Be careful with that stock trading bot
When China’s stock market crashed in 2015, the government began looking for problems in the financial system, or — if you prefer a cynic’s view — someone to blame.
One of the practices that came under scrutiny was high frequency trading (高频率交易 gāo pínlǜ jiāoyì), which refers to investors using software to make trades on stock and bond markets that are determined by algorithms and can be executed in a fraction of a second. The government’s worry is that high frequency trading technology can look at a market decline, and short or pull out of stocks at a speed and scale that can cause massive instability in the markets. Measures to control and monitor high frequency trading were first put in place in 2015 after the market crash (see this translation of a November 2015 Caixin piece).
One of the early targets of the regulator scrutiny was Citadel, a New York-based financial institution that is a leading practitioner of high frequency trading, although the company and its employees were never convicted of any wrongdoing. Now, however, the first criminal case against a high-speed trading firm has been successfully prosecuted: the Russian-owned Yishidun International Trading, aka Eastern Dragon (ED), has been fined 300 million yuan ($44 million) “for manipulating China’s futures markets” and has been “ordered to disgorge 389 million yuan in profits,” according to Bloomberg.

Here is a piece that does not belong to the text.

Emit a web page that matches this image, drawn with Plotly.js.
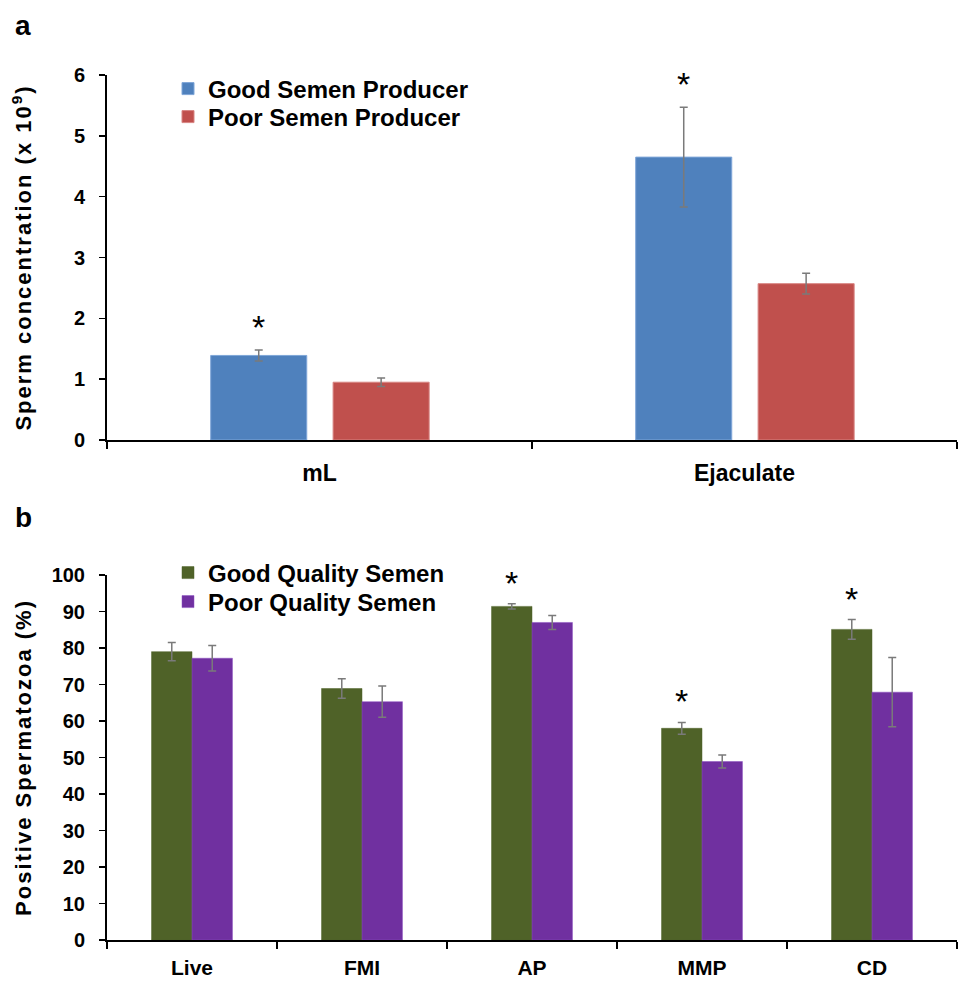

Bloomberg also notes a statement from the firm that says “the court’s verdict does not suggest that Eastern Dragon’s trading strategy distorted the market, but that the trading system ED employed merely gave it a speed advantage over other traders.”
Xi Jinping to attend Hong Kong handover 20th anniversary party
July 1 is the 20th anniversary of the handover of Hong Kong from Great Britain to China, and the next week will see abundant media coverage of the P.R.C.’s management of the Hong Kong Special Administrative Region. We’ll keep track of the important stories that emerge. For today:
- Carrie Lam 林鄭月娥, who will be sworn in July 1 as the next Hong Kong chief executive, told CNN “it would not be appropriate for us to go into the mainland or challenge what happens on the mainland,” when asked about the five Hong Kong-based booksellers who were detained by Chinese security forces, apparently because of the political nature of the books they distributed. Lam indicated she would not seek to interfere in the case and would ”defer to” Chinese law.
- Xi Jinping will make his first official visit to Hong Kong after becoming president for the 20th anniversary handover celebrations. The South China Morning Post reports that his itinerary includes visits to the People’s Liberation Army garrison in Hong Kong, and “high-profile infrastructure projects,” such as the Hong Kong-Zhuhai-Macau bridge and the high speed rail link terminus.
With our flesh and blood, let’s build a new Great Wall
“Arise all you who refuse to be slaves!” is the stirring first line of the March of the Volunteers (义勇军进行曲 yìyǒngjūn jìnxíngqǔ), China’s national anthem. “With our flesh and blood, let’s build a new Great Wall” is the second line.
The song’s lyrics were written in the 1930s by Tian Han 田汉 and set to music by Nie Er 聂耳. It was adopted as China’s anthem in 1949. In today’s newsletter’s Society and Culture section below — or at this link — you can read about a new draft law to ban parodies of the anthem.
My favorite version of the March of the Volunteers is the recording by singer and activist Paul Robeson, which you can watch and listen to on Youtube.